Take the data below and extract the lines from the one with "Reproduce this chart with matplotlib." to the one with "fig.savefig('out.png', dpi=100)", inclusive, exactly as written.

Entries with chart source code
==========
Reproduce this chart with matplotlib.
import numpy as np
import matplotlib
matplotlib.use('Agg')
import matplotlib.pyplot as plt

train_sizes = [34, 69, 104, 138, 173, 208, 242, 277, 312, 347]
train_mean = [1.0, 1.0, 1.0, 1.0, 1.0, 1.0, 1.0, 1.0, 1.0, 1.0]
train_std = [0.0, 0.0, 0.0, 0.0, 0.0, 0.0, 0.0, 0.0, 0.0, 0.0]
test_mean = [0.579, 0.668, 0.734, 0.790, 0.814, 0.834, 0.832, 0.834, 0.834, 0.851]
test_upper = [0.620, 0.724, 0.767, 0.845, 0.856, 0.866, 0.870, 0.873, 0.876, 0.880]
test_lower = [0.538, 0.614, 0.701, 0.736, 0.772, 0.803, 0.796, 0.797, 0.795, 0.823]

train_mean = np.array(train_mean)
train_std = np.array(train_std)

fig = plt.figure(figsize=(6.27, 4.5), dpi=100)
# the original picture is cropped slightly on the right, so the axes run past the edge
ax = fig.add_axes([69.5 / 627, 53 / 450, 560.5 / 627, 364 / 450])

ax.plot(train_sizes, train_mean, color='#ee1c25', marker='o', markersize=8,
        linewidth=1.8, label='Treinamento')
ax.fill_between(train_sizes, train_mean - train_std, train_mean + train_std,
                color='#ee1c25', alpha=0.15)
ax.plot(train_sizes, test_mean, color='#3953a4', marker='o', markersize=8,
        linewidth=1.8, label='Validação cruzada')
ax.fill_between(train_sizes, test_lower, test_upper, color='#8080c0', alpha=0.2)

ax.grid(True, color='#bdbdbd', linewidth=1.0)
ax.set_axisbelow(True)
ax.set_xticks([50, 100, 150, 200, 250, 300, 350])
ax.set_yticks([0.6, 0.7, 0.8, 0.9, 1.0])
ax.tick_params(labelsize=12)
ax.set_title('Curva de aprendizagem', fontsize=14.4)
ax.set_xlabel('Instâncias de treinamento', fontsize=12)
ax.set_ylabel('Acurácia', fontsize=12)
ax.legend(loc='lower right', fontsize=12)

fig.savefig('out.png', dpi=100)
==========
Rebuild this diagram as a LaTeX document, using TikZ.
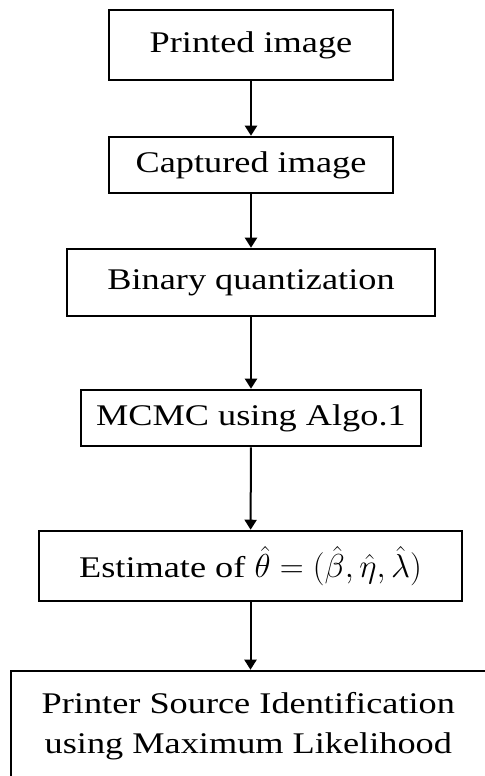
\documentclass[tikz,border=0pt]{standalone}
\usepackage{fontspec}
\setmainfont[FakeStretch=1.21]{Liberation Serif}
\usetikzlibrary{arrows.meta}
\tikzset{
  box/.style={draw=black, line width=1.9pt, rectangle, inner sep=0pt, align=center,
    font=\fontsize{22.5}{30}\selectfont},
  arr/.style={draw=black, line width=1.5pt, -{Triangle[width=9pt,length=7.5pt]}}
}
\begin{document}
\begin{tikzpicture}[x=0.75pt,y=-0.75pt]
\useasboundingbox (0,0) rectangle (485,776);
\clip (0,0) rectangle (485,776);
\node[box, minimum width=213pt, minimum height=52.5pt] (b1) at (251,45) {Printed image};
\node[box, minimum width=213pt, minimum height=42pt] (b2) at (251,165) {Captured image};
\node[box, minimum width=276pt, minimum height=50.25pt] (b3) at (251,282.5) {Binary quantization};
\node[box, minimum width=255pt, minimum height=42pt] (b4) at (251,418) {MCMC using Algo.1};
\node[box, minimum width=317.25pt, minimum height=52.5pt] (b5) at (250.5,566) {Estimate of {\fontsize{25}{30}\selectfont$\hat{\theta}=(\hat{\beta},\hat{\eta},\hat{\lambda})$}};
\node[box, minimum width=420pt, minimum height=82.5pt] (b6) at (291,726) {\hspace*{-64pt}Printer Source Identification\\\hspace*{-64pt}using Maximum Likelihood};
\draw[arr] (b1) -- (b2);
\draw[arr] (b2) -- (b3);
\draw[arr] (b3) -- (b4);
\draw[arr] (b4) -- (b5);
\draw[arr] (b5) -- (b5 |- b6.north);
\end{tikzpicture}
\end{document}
==========
ANSWER
Reproduce this chart with matplotlib.
import numpy as np
import matplotlib
matplotlib.use('Agg')
import matplotlib.pyplot as plt

train_sizes = [34, 69, 104, 138, 173, 208, 242, 277, 312, 347]
train_mean = [1.0, 1.0, 1.0, 1.0, 1.0, 1.0, 1.0, 1.0, 1.0, 1.0]
train_std = [0.0, 0.0, 0.0, 0.0, 0.0, 0.0, 0.0, 0.0, 0.0, 0.0]
test_mean = [0.579, 0.668, 0.734, 0.790, 0.814, 0.834, 0.832, 0.834, 0.834, 0.851]
test_upper = [0.620, 0.724, 0.767, 0.845, 0.856, 0.866, 0.870, 0.873, 0.876, 0.880]
test_lower = [0.538, 0.614, 0.701, 0.736, 0.772, 0.803, 0.796, 0.797, 0.795, 0.823]

train_mean = np.array(train_mean)
train_std = np.array(train_std)

fig = plt.figure(figsize=(6.27, 4.5), dpi=100)
# the original picture is cropped slightly on the right, so the axes run past the edge
ax = fig.add_axes([69.5 / 627, 53 / 450, 560.5 / 627, 364 / 450])

ax.plot(train_sizes, train_mean, color='#ee1c25', marker='o', markersize=8,
        linewidth=1.8, label='Treinamento')
ax.fill_between(train_sizes, train_mean - train_std, train_mean + train_std,
                color='#ee1c25', alpha=0.15)
ax.plot(train_sizes, test_mean, color='#3953a4', marker='o', markersize=8,
        linewidth=1.8, label='Validação cruzada')
ax.fill_between(train_sizes, test_lower, test_upper, color='#8080c0', alpha=0.2)

ax.grid(True, color='#bdbdbd', linewidth=1.0)
ax.set_axisbelow(True)
ax.set_xticks([50, 100, 150, 200, 250, 300, 350])
ax.set_yticks([0.6, 0.7, 0.8, 0.9, 1.0])
ax.tick_params(labelsize=12)
ax.set_title('Curva de aprendizagem', fontsize=14.4)
ax.set_xlabel('Instâncias de treinamento', fontsize=12)
ax.set_ylabel('Acurácia', fontsize=12)
ax.legend(loc='lower right', fontsize=12)

fig.savefig('out.png', dpi=100)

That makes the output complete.